===== Data provided =====

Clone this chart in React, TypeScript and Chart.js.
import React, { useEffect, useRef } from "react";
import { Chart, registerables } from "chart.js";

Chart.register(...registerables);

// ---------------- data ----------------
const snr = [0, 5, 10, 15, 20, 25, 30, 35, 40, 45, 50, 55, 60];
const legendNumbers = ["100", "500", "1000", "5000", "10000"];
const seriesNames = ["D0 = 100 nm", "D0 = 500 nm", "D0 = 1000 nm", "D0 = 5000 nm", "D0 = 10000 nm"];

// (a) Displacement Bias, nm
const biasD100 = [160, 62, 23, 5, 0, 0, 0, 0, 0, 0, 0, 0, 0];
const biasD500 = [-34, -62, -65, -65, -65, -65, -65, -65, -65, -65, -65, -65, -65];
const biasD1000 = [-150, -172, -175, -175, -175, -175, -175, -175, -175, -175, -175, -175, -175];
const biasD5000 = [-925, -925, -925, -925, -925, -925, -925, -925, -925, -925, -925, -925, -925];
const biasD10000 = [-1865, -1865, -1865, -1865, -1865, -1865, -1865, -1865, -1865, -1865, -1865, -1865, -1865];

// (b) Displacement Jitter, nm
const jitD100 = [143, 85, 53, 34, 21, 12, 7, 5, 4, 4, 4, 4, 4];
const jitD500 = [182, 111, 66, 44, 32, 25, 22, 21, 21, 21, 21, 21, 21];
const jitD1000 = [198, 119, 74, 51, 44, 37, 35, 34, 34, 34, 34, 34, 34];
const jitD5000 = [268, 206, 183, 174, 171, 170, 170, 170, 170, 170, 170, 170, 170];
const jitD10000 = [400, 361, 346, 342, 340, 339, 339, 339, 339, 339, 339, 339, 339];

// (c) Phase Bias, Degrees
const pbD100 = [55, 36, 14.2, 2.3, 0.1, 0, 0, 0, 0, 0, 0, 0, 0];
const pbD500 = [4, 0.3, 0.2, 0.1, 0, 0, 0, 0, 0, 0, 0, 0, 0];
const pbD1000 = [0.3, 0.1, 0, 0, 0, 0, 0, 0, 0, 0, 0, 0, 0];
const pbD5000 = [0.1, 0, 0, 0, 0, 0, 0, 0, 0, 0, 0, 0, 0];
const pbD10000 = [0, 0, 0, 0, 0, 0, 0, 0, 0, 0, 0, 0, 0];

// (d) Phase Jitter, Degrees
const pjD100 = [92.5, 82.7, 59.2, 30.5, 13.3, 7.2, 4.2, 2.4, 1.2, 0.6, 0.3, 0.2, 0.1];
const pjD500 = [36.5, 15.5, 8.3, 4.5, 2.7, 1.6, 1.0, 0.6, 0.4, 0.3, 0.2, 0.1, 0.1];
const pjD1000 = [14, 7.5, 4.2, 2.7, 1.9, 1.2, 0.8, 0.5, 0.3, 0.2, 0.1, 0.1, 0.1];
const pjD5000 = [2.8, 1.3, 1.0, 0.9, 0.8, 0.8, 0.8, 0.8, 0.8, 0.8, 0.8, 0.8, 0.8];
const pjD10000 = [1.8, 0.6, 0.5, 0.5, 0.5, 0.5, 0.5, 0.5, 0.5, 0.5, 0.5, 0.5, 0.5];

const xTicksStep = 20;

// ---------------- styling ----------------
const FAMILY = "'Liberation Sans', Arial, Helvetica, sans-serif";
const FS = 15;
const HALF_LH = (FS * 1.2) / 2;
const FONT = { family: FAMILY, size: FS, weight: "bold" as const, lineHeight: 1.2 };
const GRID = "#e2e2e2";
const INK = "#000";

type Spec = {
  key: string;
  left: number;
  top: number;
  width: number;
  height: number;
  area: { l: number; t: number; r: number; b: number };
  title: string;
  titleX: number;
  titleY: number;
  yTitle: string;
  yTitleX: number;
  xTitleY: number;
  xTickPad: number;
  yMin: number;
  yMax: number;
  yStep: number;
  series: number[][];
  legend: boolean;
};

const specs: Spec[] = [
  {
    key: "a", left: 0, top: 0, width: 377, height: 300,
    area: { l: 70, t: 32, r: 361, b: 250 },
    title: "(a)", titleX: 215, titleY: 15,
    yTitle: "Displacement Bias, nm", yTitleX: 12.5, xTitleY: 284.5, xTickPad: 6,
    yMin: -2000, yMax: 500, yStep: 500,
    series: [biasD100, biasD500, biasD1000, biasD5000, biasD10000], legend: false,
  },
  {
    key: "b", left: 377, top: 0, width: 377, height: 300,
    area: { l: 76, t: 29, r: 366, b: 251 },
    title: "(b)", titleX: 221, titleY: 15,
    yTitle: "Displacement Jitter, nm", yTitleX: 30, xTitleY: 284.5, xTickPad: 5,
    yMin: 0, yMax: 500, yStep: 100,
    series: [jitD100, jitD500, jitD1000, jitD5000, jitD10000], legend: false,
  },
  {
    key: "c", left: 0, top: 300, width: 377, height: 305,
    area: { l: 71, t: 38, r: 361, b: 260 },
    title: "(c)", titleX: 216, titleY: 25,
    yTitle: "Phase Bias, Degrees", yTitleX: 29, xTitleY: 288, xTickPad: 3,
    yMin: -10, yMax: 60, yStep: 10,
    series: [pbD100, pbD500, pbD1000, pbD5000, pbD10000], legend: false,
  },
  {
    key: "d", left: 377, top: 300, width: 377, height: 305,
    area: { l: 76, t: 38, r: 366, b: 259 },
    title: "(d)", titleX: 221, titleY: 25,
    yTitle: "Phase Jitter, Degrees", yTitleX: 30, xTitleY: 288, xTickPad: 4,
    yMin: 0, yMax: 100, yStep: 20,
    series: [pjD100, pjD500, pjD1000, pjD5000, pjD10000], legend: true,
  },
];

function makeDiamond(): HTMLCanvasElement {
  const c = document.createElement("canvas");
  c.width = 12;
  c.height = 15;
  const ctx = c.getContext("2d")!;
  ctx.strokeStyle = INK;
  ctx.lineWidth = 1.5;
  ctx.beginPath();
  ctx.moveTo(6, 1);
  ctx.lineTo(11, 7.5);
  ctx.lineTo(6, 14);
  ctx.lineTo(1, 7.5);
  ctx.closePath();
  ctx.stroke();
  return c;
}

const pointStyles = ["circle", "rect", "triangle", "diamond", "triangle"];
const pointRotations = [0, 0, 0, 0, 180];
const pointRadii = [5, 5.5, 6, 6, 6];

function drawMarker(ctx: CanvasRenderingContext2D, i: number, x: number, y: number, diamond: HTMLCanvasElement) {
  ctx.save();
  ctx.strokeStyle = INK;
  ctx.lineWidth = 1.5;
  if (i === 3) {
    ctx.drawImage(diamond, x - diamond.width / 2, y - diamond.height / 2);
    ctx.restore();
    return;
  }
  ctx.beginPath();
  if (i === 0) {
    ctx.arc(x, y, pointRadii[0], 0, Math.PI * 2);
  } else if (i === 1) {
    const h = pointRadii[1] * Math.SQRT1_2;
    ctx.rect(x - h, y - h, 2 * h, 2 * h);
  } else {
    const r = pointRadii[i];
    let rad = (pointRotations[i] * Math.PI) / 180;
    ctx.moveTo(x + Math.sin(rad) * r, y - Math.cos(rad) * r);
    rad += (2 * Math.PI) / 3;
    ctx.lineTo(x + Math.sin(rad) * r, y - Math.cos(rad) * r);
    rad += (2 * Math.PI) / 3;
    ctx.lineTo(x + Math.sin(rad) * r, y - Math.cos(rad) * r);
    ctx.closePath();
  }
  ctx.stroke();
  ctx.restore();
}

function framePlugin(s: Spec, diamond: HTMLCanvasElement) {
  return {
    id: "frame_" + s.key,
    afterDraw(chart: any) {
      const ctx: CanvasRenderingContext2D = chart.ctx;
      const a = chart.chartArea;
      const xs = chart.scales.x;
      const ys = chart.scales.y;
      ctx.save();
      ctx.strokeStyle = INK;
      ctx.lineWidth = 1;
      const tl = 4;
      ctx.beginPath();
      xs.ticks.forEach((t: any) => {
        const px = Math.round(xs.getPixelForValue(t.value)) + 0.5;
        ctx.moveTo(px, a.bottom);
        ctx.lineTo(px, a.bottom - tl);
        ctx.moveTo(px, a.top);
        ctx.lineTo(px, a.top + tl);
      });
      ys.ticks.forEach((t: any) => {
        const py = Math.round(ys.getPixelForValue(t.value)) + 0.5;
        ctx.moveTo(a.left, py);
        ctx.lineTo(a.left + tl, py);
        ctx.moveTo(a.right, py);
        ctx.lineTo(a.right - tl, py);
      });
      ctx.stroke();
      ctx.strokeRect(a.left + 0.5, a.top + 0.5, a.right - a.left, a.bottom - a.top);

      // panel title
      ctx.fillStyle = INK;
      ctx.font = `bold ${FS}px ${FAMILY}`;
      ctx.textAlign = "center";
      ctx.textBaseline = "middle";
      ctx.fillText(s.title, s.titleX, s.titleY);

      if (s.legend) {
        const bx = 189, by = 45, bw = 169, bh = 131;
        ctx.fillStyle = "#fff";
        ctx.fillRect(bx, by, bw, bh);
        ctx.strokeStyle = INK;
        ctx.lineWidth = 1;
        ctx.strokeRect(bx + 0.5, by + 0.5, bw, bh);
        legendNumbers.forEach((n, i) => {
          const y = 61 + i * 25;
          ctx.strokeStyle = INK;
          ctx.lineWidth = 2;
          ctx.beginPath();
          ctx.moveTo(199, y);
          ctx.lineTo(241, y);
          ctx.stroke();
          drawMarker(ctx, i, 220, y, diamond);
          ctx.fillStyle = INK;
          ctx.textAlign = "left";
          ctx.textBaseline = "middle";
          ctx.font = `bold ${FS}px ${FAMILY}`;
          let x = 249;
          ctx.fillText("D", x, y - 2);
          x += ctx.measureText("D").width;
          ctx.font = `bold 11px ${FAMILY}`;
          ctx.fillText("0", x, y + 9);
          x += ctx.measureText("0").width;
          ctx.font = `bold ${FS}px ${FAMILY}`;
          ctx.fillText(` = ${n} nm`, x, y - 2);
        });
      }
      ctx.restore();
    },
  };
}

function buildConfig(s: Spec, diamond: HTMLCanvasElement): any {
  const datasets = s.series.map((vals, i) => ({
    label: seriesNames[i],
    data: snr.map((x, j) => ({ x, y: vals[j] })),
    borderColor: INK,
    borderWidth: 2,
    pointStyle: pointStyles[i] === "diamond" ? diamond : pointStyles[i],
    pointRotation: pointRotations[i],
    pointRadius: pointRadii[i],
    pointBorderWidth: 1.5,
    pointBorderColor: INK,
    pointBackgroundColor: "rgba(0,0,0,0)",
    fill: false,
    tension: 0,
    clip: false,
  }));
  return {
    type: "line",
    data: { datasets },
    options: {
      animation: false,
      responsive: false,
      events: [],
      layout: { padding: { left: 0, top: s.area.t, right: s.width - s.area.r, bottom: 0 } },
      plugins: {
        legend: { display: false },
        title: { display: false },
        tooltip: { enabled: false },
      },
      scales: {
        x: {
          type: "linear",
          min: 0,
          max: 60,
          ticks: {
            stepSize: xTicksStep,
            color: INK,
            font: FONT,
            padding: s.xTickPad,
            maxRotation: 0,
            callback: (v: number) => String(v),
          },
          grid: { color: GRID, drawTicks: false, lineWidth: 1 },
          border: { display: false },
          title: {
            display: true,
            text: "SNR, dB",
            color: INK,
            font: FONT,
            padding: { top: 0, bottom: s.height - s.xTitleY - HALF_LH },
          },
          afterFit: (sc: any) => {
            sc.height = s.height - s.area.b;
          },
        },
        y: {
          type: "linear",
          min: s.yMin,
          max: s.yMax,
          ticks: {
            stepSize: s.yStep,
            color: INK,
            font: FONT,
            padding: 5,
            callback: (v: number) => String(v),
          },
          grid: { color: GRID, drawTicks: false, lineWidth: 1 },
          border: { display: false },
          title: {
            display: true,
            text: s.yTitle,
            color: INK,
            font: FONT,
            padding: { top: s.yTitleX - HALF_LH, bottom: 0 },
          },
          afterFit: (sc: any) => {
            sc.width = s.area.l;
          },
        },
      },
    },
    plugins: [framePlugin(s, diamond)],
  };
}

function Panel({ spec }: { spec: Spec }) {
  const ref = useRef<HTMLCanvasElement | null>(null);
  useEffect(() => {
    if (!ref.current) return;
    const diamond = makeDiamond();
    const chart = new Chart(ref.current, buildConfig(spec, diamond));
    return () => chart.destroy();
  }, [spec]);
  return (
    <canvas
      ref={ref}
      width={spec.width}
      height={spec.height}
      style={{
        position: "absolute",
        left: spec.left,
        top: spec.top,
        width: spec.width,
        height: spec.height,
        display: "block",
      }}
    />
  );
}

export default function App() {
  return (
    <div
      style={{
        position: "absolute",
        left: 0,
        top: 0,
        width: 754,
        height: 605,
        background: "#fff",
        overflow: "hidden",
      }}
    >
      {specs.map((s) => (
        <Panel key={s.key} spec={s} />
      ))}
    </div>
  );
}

=====
===== Data provided =====

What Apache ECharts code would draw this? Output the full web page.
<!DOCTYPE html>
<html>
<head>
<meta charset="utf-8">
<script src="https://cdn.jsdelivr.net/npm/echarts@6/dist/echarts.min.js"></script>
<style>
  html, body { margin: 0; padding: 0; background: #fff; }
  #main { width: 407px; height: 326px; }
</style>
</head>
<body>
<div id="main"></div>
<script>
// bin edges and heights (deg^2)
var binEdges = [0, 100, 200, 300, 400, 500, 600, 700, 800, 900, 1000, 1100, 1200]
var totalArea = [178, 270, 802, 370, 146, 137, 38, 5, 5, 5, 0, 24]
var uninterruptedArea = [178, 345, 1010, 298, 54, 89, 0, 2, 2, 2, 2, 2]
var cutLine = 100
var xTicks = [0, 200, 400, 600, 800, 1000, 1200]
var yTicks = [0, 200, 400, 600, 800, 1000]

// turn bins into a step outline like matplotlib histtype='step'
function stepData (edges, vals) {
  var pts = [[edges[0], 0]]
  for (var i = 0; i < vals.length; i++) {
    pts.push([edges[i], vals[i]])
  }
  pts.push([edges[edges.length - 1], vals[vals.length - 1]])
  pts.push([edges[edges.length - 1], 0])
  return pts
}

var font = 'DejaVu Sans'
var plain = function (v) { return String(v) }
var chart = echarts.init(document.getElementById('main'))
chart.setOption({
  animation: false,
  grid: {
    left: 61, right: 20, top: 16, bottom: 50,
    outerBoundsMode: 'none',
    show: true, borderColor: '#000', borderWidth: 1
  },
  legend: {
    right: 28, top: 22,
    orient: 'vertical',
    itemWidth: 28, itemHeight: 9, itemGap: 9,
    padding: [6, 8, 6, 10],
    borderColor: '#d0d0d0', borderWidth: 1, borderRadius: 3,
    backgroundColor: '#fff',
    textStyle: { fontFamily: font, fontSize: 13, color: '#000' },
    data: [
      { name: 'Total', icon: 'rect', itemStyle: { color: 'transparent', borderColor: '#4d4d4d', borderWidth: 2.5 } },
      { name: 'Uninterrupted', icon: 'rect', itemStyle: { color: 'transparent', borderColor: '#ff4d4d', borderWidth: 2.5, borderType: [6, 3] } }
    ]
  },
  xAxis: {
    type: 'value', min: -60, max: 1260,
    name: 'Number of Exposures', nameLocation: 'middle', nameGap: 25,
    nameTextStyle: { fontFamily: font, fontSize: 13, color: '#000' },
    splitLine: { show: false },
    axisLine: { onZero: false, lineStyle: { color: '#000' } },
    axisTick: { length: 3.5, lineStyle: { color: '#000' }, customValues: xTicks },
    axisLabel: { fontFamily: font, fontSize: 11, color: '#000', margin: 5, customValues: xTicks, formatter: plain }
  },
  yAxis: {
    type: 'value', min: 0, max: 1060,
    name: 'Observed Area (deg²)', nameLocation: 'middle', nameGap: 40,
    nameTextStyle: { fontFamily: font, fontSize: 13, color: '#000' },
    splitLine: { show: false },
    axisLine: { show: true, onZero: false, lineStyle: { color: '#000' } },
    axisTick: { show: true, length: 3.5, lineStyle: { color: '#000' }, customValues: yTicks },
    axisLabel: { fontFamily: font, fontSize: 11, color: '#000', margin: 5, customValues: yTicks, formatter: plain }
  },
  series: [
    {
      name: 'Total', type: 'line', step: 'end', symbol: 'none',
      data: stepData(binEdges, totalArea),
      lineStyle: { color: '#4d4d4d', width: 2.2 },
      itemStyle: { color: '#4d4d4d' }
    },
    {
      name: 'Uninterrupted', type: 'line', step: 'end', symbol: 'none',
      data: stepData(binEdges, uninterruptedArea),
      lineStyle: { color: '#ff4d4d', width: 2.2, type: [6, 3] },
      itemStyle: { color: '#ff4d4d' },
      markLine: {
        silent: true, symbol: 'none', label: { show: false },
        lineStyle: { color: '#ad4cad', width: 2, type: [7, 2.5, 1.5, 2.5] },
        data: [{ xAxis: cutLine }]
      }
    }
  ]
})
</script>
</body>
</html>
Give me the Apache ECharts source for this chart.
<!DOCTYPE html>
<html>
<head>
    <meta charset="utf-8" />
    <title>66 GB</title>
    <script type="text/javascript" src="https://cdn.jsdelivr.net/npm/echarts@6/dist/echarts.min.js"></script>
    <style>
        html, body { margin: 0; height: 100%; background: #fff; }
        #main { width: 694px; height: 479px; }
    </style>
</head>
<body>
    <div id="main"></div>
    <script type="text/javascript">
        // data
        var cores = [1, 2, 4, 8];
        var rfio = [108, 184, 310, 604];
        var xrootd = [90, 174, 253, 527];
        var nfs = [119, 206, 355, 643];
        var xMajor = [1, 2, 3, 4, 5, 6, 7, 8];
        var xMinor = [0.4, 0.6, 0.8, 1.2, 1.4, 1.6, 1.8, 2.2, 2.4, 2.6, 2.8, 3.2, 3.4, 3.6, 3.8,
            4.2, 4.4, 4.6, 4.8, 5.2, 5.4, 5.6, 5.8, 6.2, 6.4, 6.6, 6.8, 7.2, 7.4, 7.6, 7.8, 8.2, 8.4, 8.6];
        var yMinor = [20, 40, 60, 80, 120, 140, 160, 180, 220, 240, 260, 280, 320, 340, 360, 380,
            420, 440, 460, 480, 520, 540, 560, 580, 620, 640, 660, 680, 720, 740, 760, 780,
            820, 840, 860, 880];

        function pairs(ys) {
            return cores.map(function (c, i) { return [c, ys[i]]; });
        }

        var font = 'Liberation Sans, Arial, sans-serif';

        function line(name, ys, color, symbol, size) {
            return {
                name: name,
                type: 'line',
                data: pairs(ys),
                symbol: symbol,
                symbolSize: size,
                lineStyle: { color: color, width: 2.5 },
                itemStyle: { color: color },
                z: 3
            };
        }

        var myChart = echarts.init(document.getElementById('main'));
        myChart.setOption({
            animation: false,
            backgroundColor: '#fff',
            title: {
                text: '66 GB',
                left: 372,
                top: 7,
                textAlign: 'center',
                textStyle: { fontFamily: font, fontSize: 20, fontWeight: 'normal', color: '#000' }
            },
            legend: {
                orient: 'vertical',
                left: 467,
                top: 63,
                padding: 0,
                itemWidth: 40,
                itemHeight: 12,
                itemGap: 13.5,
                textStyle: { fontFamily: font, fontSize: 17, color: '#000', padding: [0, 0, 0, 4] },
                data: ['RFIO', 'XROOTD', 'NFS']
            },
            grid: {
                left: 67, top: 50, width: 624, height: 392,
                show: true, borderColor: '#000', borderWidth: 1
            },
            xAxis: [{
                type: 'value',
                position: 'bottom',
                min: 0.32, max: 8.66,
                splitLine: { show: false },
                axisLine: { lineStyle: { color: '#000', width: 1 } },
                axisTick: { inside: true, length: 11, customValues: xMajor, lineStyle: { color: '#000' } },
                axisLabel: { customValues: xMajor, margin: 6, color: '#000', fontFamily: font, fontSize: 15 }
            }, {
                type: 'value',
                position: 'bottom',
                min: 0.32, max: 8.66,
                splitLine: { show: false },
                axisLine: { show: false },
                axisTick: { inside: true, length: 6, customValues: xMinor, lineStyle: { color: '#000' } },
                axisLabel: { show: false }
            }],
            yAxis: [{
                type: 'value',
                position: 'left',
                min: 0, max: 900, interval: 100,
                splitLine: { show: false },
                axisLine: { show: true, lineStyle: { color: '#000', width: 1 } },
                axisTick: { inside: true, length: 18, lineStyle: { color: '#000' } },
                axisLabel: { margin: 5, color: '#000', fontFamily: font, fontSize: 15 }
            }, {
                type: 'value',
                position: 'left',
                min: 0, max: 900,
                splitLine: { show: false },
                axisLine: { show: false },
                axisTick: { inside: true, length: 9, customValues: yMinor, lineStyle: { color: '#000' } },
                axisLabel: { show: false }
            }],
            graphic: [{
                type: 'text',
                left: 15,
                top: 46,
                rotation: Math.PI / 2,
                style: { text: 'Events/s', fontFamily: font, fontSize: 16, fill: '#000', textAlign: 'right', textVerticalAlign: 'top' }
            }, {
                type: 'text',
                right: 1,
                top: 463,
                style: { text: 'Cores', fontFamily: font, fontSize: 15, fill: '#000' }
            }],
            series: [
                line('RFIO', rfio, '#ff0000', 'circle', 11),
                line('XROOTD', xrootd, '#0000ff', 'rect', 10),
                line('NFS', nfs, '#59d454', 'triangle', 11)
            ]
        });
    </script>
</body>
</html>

=====

Requirement |
Of the lines above, extract only those from the line with "Clone this chart" to the line with "Chart.register(...registerables);", both included, exactly as written.

Answer to this exercise |
Clone this chart in React, TypeScript and Chart.js.
import React, { useEffect, useRef } from "react";
import { Chart, registerables } from "chart.js";

Chart.register(...registerables);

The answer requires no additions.